Dernières répétitions, ultime filage sur la scène du théâtre de l’Atelier. Hôtel Europe, par-delà ses thèmes philosophico-politiques, m’a fait bien rire. La pièce, redoublée du jeu aux mille registres du monstre sacré, Jacques Weber, qui la mène à un train d’enfer deux heures durant, a un arrière-fond (pas si arrière que ça) d’une drôlerie échevelée, entre humour noir et imprécations ravageuses contre les méchants et l’air mauvais du temps, est soutenue d’une Vis Comica qui, à plusieurs reprises, m’a fait pousser un de ces fous rires qui ponctuaient la lecture de ses pièces les plus noires par Kafka à ses amis, à Prague.
Oui, on devrait s’amuser à Hôtel Europe. Un monologue, un sujet a priori aride tel que l’Europe : le sérieux des choses pourrait faire dire : « Il va falloir s’accrocher ».
Oui, mais non. Le texte est fait de portraits politiques,historiques et autres, évoque des moments, des situations, qui se prêtent à la parodie, sentimentale, empathique ou assassine selon les cas, à l’illustration sonore, gestuelle, au mimétisme affectif ou bouffon, à de petits et grands bougés, à des tourbillons de ballet avec soi-même.

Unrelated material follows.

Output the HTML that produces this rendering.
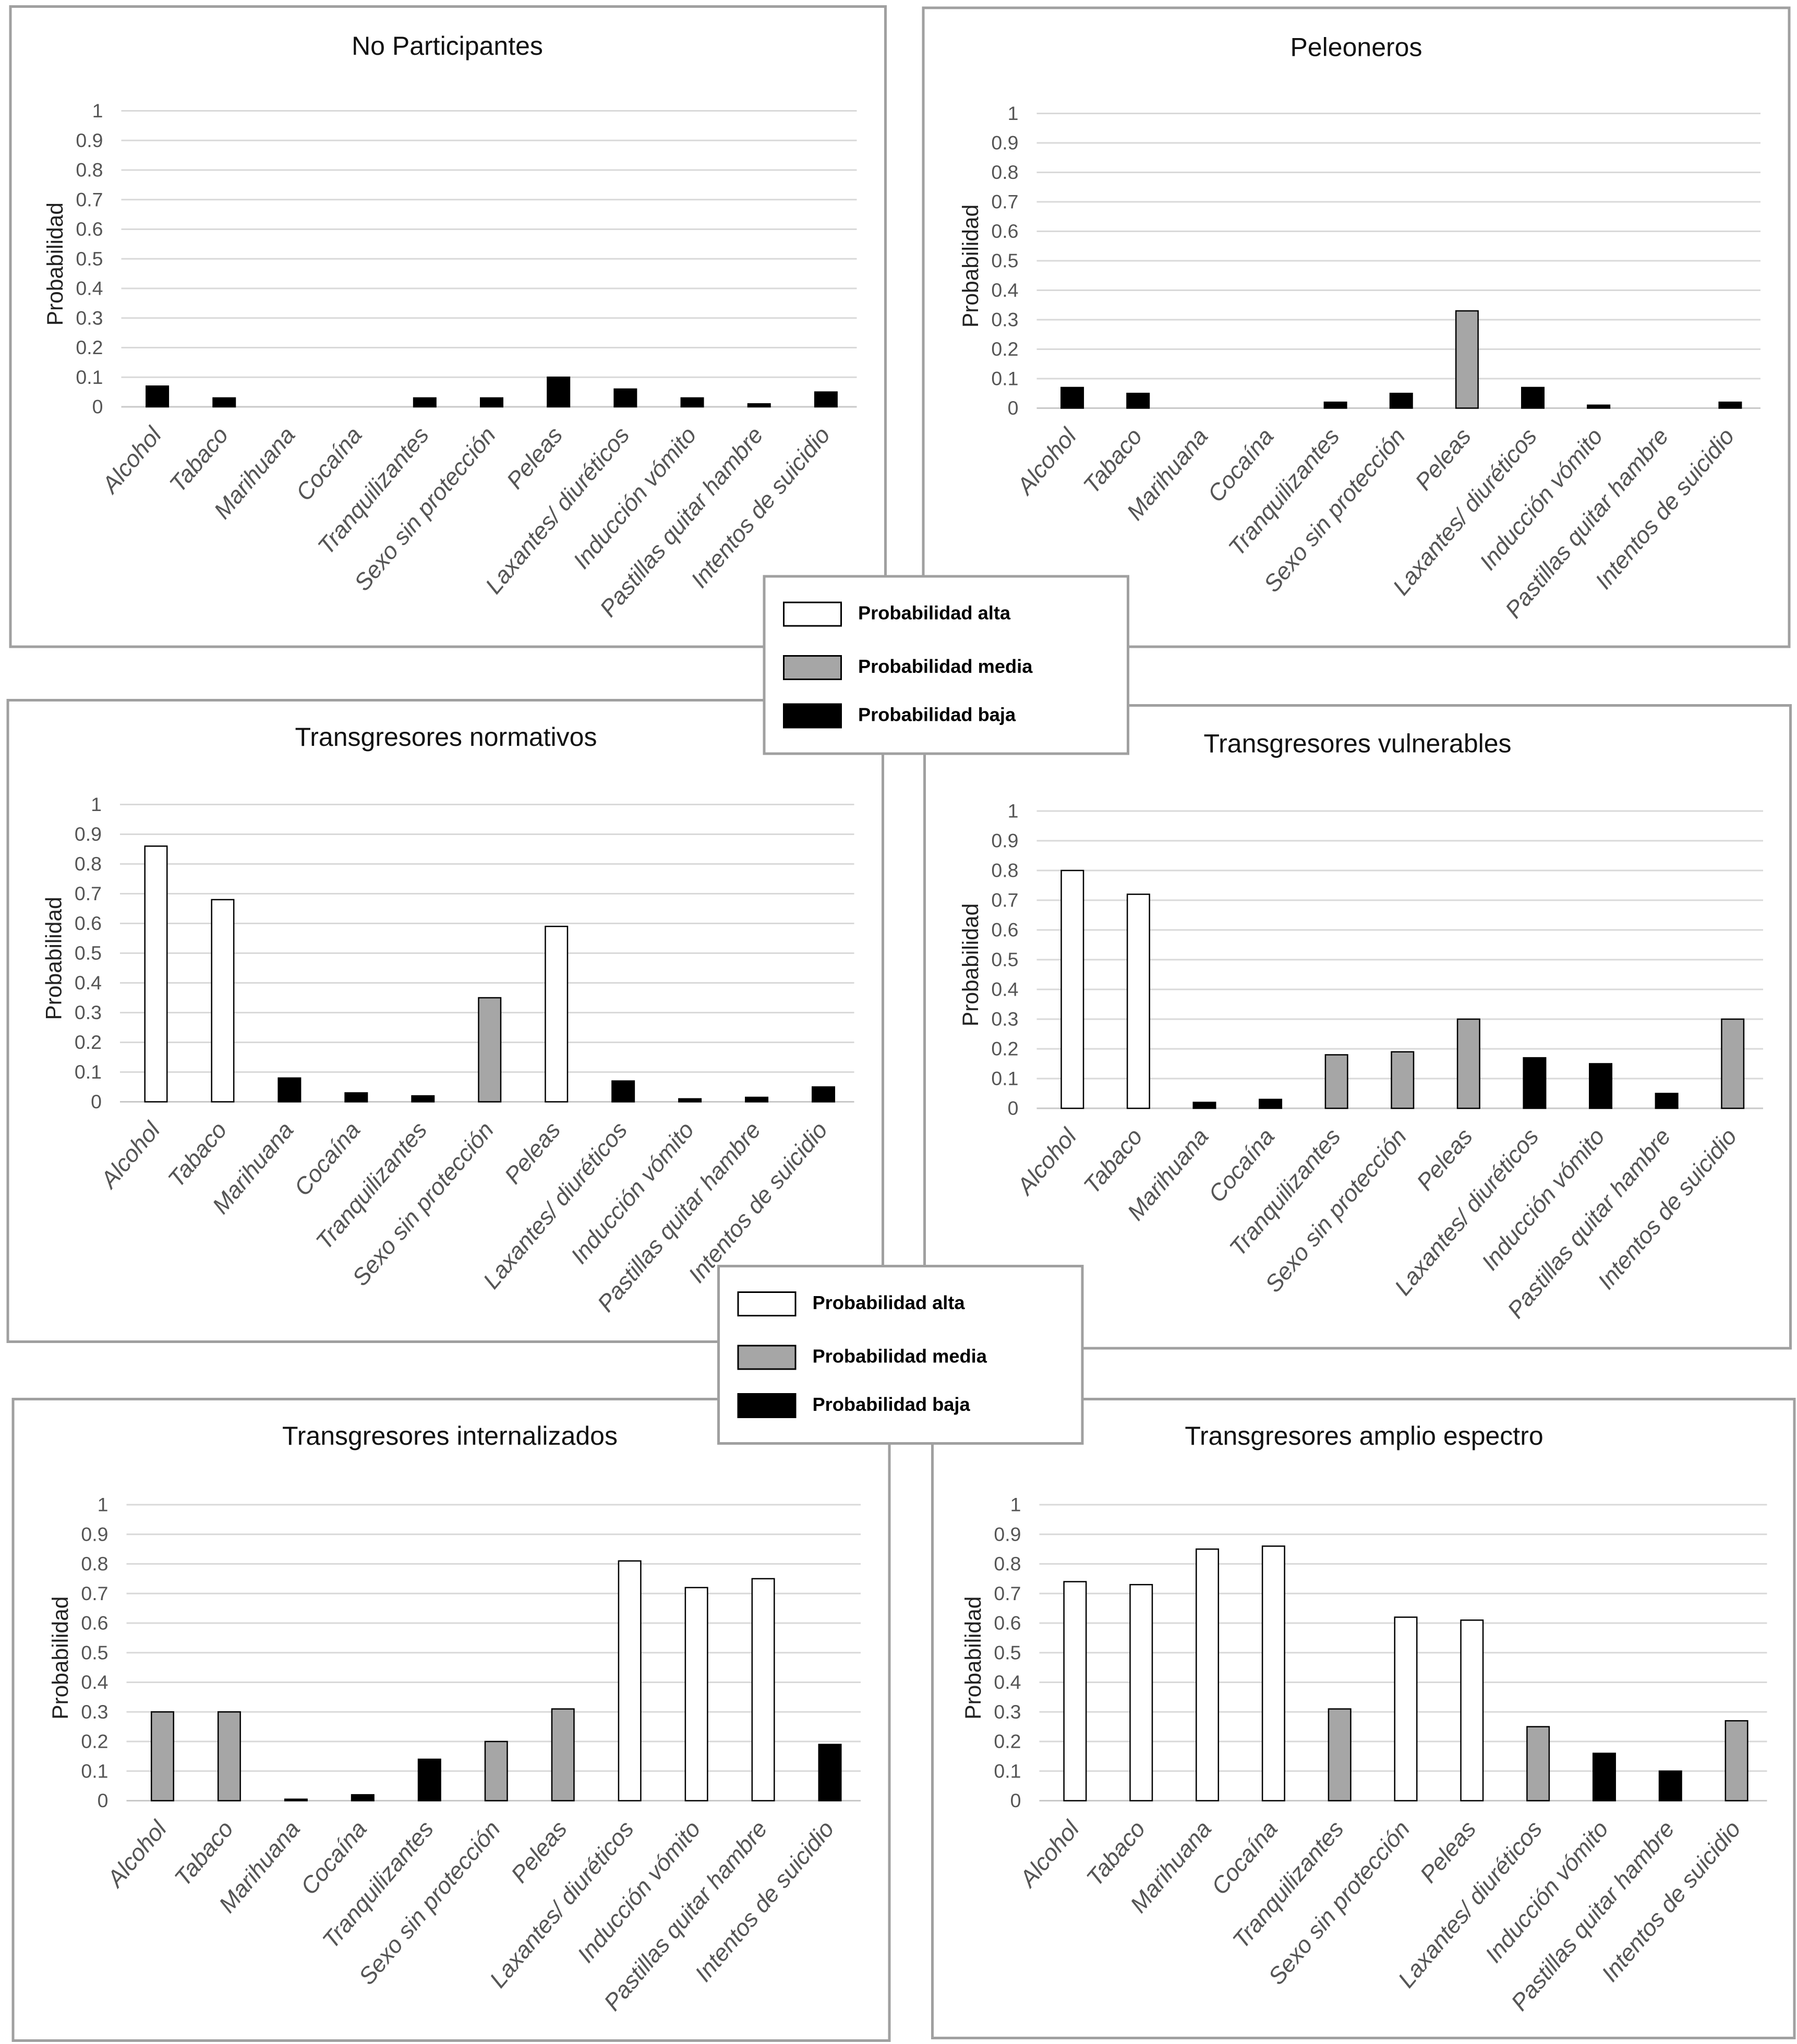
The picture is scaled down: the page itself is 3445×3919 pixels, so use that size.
<!DOCTYPE html>
<html><head><meta charset="utf-8">
<style>
html,body{margin:0;padding:0;background:#fff;}
svg{display:block;}
text{font-family:"Liberation Sans",sans-serif;}
</style></head>
<body>
<svg id="chart" xmlns="http://www.w3.org/2000/svg" width="3445" height="3919" viewBox="0 0 1378 1567.6" preserveAspectRatio="none">
<rect x="0" y="0" width="1378" height="1568" fill="#fff"/>
</svg>
<script>
const categories = ["Alcohol","Tabaco","Marihuana","Cocaína","Tranquilizantes","Sexo sin protección","Peleas","Laxantes/ diuréticos","Inducción vómito","Pastillas quitar hambre","Intentos de suicidio"];
const yTicks = ["0","0.1","0.2","0.3","0.4","0.5","0.6","0.7","0.8","0.9","1"];
const titles = ["No Participantes","Peleoneros","Transgresores normativos","Transgresores vulnerables","Transgresores internalizados","Transgresores amplio espectro"];
const valsNoPart = [0.07,0.03,0,0,0.03,0.03,0.10,0.06,0.03,0.01,0.05];
const lvlNoPart  = ["b","b","b","b","b","b","b","b","b","b","b"];
const valsPeleo = [0.07,0.05,0,0,0.02,0.05,0.33,0.07,0.01,0,0.02];
const lvlPeleo  = ["b","b","b","b","b","b","m","b","b","b","b"];
const valsNorm = [0.86,0.68,0.08,0.03,0.02,0.35,0.59,0.07,0.01,0.015,0.05];
const lvlNorm  = ["a","a","b","b","b","m","a","b","b","b","b"];
const valsVuln = [0.80,0.72,0.02,0.03,0.18,0.19,0.30,0.17,0.15,0.05,0.30];
const lvlVuln  = ["a","a","b","b","m","m","m","b","b","b","m"];
const valsInt = [0.30,0.30,0.005,0.02,0.14,0.20,0.31,0.81,0.72,0.75,0.19];
const lvlInt  = ["m","m","b","b","b","m","m","a","a","a","b"];
const valsAmp = [0.74,0.73,0.85,0.86,0.31,0.62,0.61,0.25,0.16,0.10,0.27];
const lvlAmp  = ["a","a","a","a","m","a","a","m","b","b","m"];
const legendLabels = ["Probabilidad alta","Probabilidad media","Probabilidad baja"];

const NS="http://www.w3.org/2000/svg";
const svg=document.getElementById('chart');
function mk(tag,attrs,parent){const e=document.createElementNS(NS,tag);for(const k in attrs)e.setAttribute(k,attrs[k]);(parent||svg).appendChild(e);return e;}
const fills={a:"#ffffff",m:"#a6a6a6",b:"#000000"};

const panels=[
 {box:[8,5,671,491],px0:93,px1:657,y0:312,y1:85,tx:343,ty:42,vals:valsNoPart,lv:lvlNoPart},
 {box:[708,6,664,490],px0:795,px1:1350,y0:313,y1:87,tx:1040,ty:43,vals:valsPeleo,lv:lvlPeleo},
 {box:[6,537,671,492],px0:92,px1:655,y0:845,y1:617,tx:342,ty:572,vals:valsNorm,lv:lvlNorm},
 {box:[709,541,664,493],px0:795,px1:1352,y0:850,y1:622,tx:1041,ty:577,vals:valsVuln,lv:lvlVuln},
 {box:[10,1073,672,492],px0:97,px1:660,y0:1381,y1:1154,tx:345,ty:1108,vals:valsInt,lv:lvlInt},
 {box:[715,1073,661,490],px0:797,px1:1355,y0:1381,y1:1154,tx:1046,ty:1108,vals:valsAmp,lv:lvlAmp}
];

panels.forEach((p,pi)=>{
  const g=mk('g',{});
  
  
  const b=mk('rect',{x:p.box[0],y:p.box[1],width:p.box[2],height:p.box[3],fill:'#fff',stroke:'#a0a0a0','stroke-width':2},g);
  
  
  const t=mk('text',{x:p.tx,y:p.ty,'text-anchor':'middle','font-size':20,fill:'#111'},g);
  t.textContent=titles[pi];
  
  
  const yScale=v=>p.y0-(p.y0-p.y1)*v;
  yTicks.forEach(tk=>{
    const v=parseFloat(tk), y=yScale(v);
    const l=mk('line',{x1:p.px0,x2:p.px1,y1:y,y2:y,stroke:v===0?'#c8c8c8':'#d9d9d9','stroke-width':1.2},g);
    
    
    const tl=mk('text',{x:p.px0-14,y:y+5,'text-anchor':'end','font-size':15,fill:'#555'},g);
    tl.textContent=tk;
    
    
  });
  const yt=mk('text',{transform:`translate(${p.px0-45},${(p.y0+p.y1)/2+4}) rotate(-90)`,'text-anchor':'middle','font-size':17,fill:'#222'},g);
  yt.textContent='Probabilidad';
  
  
  const band=(p.px1-p.px0)/categories.length;
  const xScale=i=>p.px0+band*(i+0.5)+2;
  p.vals.forEach((v,i)=>{
    const y=yScale(v),h=p.y0-y;
    if(h<=0) return;
    const r=mk('rect',{x:xScale(i)-8.5,y:y,width:17,height:h,fill:fills[p.lv[i]],stroke:'#000','stroke-width':1},g);
    
    
  });
  categories.forEach((c,i)=>{
    const x=xScale(i)+4,y=p.y0+22;
    const ct=mk('text',{transform:`translate(${x},${y}) rotate(-50)`,'text-anchor':'end','font-size':18,'font-style':'italic',fill:'#555'},g);
    ct.textContent=c;
    
    
  });
});

[[586,442],[551,971]].forEach((pos,li)=>{
  const g=mk('g',{});
  
  
  const r=mk('rect',{x:pos[0],y:pos[1],width:279,height:136,fill:'#fff',stroke:'#a0a0a0','stroke-width':2},g);
  
  
  const offs=[28,69,106];
  ["a","m","b"].forEach((k,i)=>{
    const sw=mk('rect',{x:pos[0]+15,y:pos[1]+offs[i]-8,width:44,height:18,fill:fills[k],stroke:'#000','stroke-width':1.2},g);
    
    
    const t=mk('text',{x:pos[0]+72,y:pos[1]+offs[i]+5,'font-size':14.5,'font-weight':'bold',fill:'#000'},g);
    t.textContent=legendLabels[i];
    
    
  });
});
</script>
</body></html>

Auxquels Weber s’abandonne à cœur joie, avec une truculence physique qui laisse pantois. Jusqu’à se jeter habillé, ordinateur compris, dans une baignoire d’eau froide.
Ce n’est pas le Grand Magic Circus de feu Jérôme Savary. Mais l’acteur qu’est Weber ne rate une occasion de liberté pour lui-même, il s’autorisait, ces soirs de répétition, des jeux à lui, inventait des postures changeantes, singeait, pirouettait, s’évadait, s’amusait, tonnait, tempêtait, fouettait, se gaussait, riait et pleurait. Il y avait, dans son mano a mano d’homme seul contre l’ordre du monde, un côté duel avec tous les méchants de la terre, un panache qui faisait penser, oui Mesdames, oui Messieurs, à Cyrano et ses moulinets verbaux. Un Cyrano politique, mais Cyrano quand même.
Manger le texte, danser le texte, le vivre, l’appareiller. L’acteur-Roi s’amuse à mort. Que Weber, ce bon génie, nous fasse rire et pleurer, tel est son bel art.